What needs to be done: Transcribe the full listing exactly, and drop every picture.

Given data:
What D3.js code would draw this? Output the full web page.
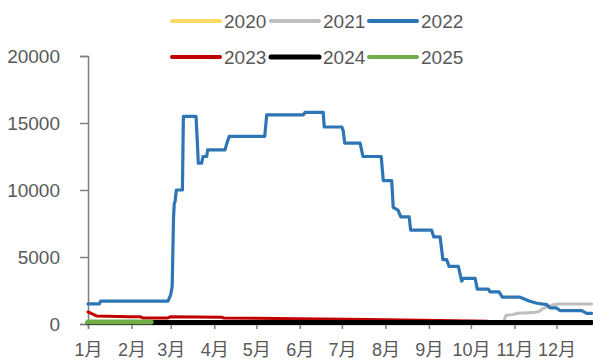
<!DOCTYPE html>
<html><head><meta charset="utf-8">
<script src="https://cdn.jsdelivr.net/npm/d3@7"></script>
<style>
html,body{margin:0;padding:0;background:#fff;}
svg{display:block;}
text{font-family:"Liberation Sans","Noto Sans CJK SC",sans-serif;fill:#595959;}
</style></head>
<body><svg id="c" width="593" height="360"></svg>
<script>
const monthLabels = ["1月","2月","3月","4月","5月","6月","7月","8月","9月","10月","11月","12月"];
const monthStartDays = [0,31,59,90,120,151,181,212,243,273,304,334];
const yTicks = [0,5000,10000,15000,20000];
const seriesNames = ["2020","2021","2022","2023","2024","2025"];
const seriesColors = ["#FFD966","#BFBFBF","#2E75B6","#C00000","#000000","#70AD47"];

// [day of year, value]
const s2020 = [[0,30],[359,30]];
const s2021 = [[0,60],[279,60],[283,120],[296,130],[298,650],[303,700],[306,800],[318,850],[322,950],[324,1150],[328,1300],[332,1450],[336,1500],[359,1500]];
const s2022 = [[0,1500],[8,1500],[9,1700],[57,1700],[59,2200],[60,2800],[61,8000],[61.5,9000],[62,9100],[63,10000],[67.3,10000],[68,15500],[77,15500],[78,13500],[78.6,12000],[81,12000],[82,12500],[84.6,12500],[85.3,13000],[97.7,13000],[99,13500],[100.7,14000],[126,14000],[127.4,15600],[153.5,15600],[154.7,15800],[167.7,15800],[168.4,14700],[181,14700],[182,14400],[183,13500],[194,13500],[196,12500],[209,12500],[210.5,10700],[216.5,10700],[217.6,8700],[221,8500],[223,8000],[229,8000],[230,7000],[245,7000],[246.5,6500],[251,6500],[253,4800],[255.7,4800],[257.4,4300],[264,4300],[266.4,3200],[267.6,3400],[276,3400],[277.5,2600],[285.4,2600],[286.6,2400],[293,2400],[295.4,2000],[308,2000],[315,1700],[320,1550],[327,1450],[329.4,1200],[334,1200],[336.5,1000],[352,1000],[355.5,800],[359,800]];
const s2023 = [[0,900],[3,750],[6,600],[30,550],[37,550],[39,450],[57,450],[59,550],[95,500],[97,450],[150,400],[200,330],[250,260],[285,200]];
const s2024 = [[0,120],[359,120]];
const s2025 = [[0,150],[45,150]];
const seriesData = [s2020,s2021,s2022,s2023,s2024,s2025];
const seriesWidths = [3,3,3.2,3,5,5];

const svg = d3.select("#c");
const x = d3.scaleLinear().domain([0,365]).range([88,600]);
const y = d3.scaleLinear().domain([0,20000]).range([324,56]);
const axisColor = "#808080";

// Y axis
const gy = svg.append("g").attr("transform","translate(88,0)")
  .call(d3.axisLeft(y).tickValues(yTicks).tickSize(8).tickPadding(20).tickFormat(d3.format("d")));
gy.select(".domain").attr("stroke",axisColor).attr("stroke-width",1.5);
gy.selectAll(".tick line").attr("stroke",axisColor).attr("stroke-width",1.5);
gy.selectAll(".tick text").attr("font-size",19).attr("fill","#595959")
  .attr("font-family","\"Liberation Sans\",sans-serif");

// X axis
const gx = svg.append("g").attr("transform","translate(0,324)")
  .call(d3.axisBottom(x).tickValues(monthStartDays).tickSize(5).tickPadding(14)
    .tickFormat((d,i)=>monthLabels[i]));
gx.select(".domain").attr("stroke",axisColor).attr("stroke-width",1.5);
gx.selectAll(".tick line").attr("stroke",axisColor).attr("stroke-width",1.5);
gx.selectAll(".tick text").attr("font-size",18).attr("fill","#595959")
  .attr("font-family","\"Liberation Sans\",\"Noto Sans CJK SC\",sans-serif");

// Lines
const line = d3.line().x(d=>x(d[0])).y(d=>y(d[1]));
seriesData.forEach((data,i)=>{
  svg.append("path").datum(data).attr("d",line)
    .attr("fill","none").attr("stroke",seriesColors[i])
    .attr("stroke-width",seriesWidths[i])
    .attr("stroke-linejoin","round").attr("stroke-linecap","round");
});

// Legend
const legCols = [172,271,369];
const legRows = [21,57];
seriesNames.forEach((name,i)=>{
  const lx = legCols[i%3], ly = legRows[Math.floor(i/3)];
  svg.append("line").attr("x1",lx).attr("x2",lx+48).attr("y1",ly).attr("y2",ly)
    .attr("stroke",seriesColors[i]).attr("stroke-width",i===4?5:4).attr("stroke-linecap","round");
  svg.append("text").attr("x",lx+52).attr("y",ly).attr("dy","0.35em")
    .attr("font-size",19).text(name);
});
</script></body></html>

Expected output:
What D3.js code would draw this? Output the full web page.
<!DOCTYPE html>
<html><head><meta charset="utf-8">
<script src="https://cdn.jsdelivr.net/npm/d3@7"></script>
<style>
html,body{margin:0;padding:0;background:#fff;}
svg{display:block;}
text{font-family:"Liberation Sans","Noto Sans CJK SC",sans-serif;fill:#595959;}
</style></head>
<body><svg id="c" width="593" height="360"></svg>
<script>
const monthLabels = ["1月","2月","3月","4月","5月","6月","7月","8月","9月","10月","11月","12月"];
const monthStartDays = [0,31,59,90,120,151,181,212,243,273,304,334];
const yTicks = [0,5000,10000,15000,20000];
const seriesNames = ["2020","2021","2022","2023","2024","2025"];
const seriesColors = ["#FFD966","#BFBFBF","#2E75B6","#C00000","#000000","#70AD47"];

// [day of year, value]
const s2020 = [[0,30],[359,30]];
const s2021 = [[0,60],[279,60],[283,120],[296,130],[298,650],[303,700],[306,800],[318,850],[322,950],[324,1150],[328,1300],[332,1450],[336,1500],[359,1500]];
const s2022 = [[0,1500],[8,1500],[9,1700],[57,1700],[59,2200],[60,2800],[61,8000],[61.5,9000],[62,9100],[63,10000],[67.3,10000],[68,15500],[77,15500],[78,13500],[78.6,12000],[81,12000],[82,12500],[84.6,12500],[85.3,13000],[97.7,13000],[99,13500],[100.7,14000],[126,14000],[127.4,15600],[153.5,15600],[154.7,15800],[167.7,15800],[168.4,14700],[181,14700],[182,14400],[183,13500],[194,13500],[196,12500],[209,12500],[210.5,10700],[216.5,10700],[217.6,8700],[221,8500],[223,8000],[229,8000],[230,7000],[245,7000],[246.5,6500],[251,6500],[253,4800],[255.7,4800],[257.4,4300],[264,4300],[266.4,3200],[267.6,3400],[276,3400],[277.5,2600],[285.4,2600],[286.6,2400],[293,2400],[295.4,2000],[308,2000],[315,1700],[320,1550],[327,1450],[329.4,1200],[334,1200],[336.5,1000],[352,1000],[355.5,800],[359,800]];
const s2023 = [[0,900],[3,750],[6,600],[30,550],[37,550],[39,450],[57,450],[59,550],[95,500],[97,450],[150,400],[200,330],[250,260],[285,200]];
const s2024 = [[0,120],[359,120]];
const s2025 = [[0,150],[45,150]];
const seriesData = [s2020,s2021,s2022,s2023,s2024,s2025];
const seriesWidths = [3,3,3.2,3,5,5];

const svg = d3.select("#c");
const x = d3.scaleLinear().domain([0,365]).range([88,600]);
const y = d3.scaleLinear().domain([0,20000]).range([324,56]);
const axisColor = "#808080";

// Y axis
const gy = svg.append("g").attr("transform","translate(88,0)")
  .call(d3.axisLeft(y).tickValues(yTicks).tickSize(8).tickPadding(20).tickFormat(d3.format("d")));
gy.select(".domain").attr("stroke",axisColor).attr("stroke-width",1.5);
gy.selectAll(".tick line").attr("stroke",axisColor).attr("stroke-width",1.5);
gy.selectAll(".tick text").attr("font-size",19).attr("fill","#595959")
  .attr("font-family","\"Liberation Sans\",sans-serif");

// X axis
const gx = svg.append("g").attr("transform","translate(0,324)")
  .call(d3.axisBottom(x).tickValues(monthStartDays).tickSize(5).tickPadding(14)
    .tickFormat((d,i)=>monthLabels[i]));
gx.select(".domain").attr("stroke",axisColor).attr("stroke-width",1.5);
gx.selectAll(".tick line").attr("stroke",axisColor).attr("stroke-width",1.5);
gx.selectAll(".tick text").attr("font-size",18).attr("fill","#595959")
  .attr("font-family","\"Liberation Sans\",\"Noto Sans CJK SC\",sans-serif");

// Lines
const line = d3.line().x(d=>x(d[0])).y(d=>y(d[1]));
seriesData.forEach((data,i)=>{
  svg.append("path").datum(data).attr("d",line)
    .attr("fill","none").attr("stroke",seriesColors[i])
    .attr("stroke-width",seriesWidths[i])
    .attr("stroke-linejoin","round").attr("stroke-linecap","round");
});

// Legend
const legCols = [172,271,369];
const legRows = [21,57];
seriesNames.forEach((name,i)=>{
  const lx = legCols[i%3], ly = legRows[Math.floor(i/3)];
  svg.append("line").attr("x1",lx).attr("x2",lx+48).attr("y1",ly).attr("y2",ly)
    .attr("stroke",seriesColors[i]).attr("stroke-width",i===4?5:4).attr("stroke-linecap","round");
  svg.append("text").attr("x",lx+52).attr("y",ly).attr("dy","0.35em")
    .attr("font-size",19).text(name);
});
</script></body></html>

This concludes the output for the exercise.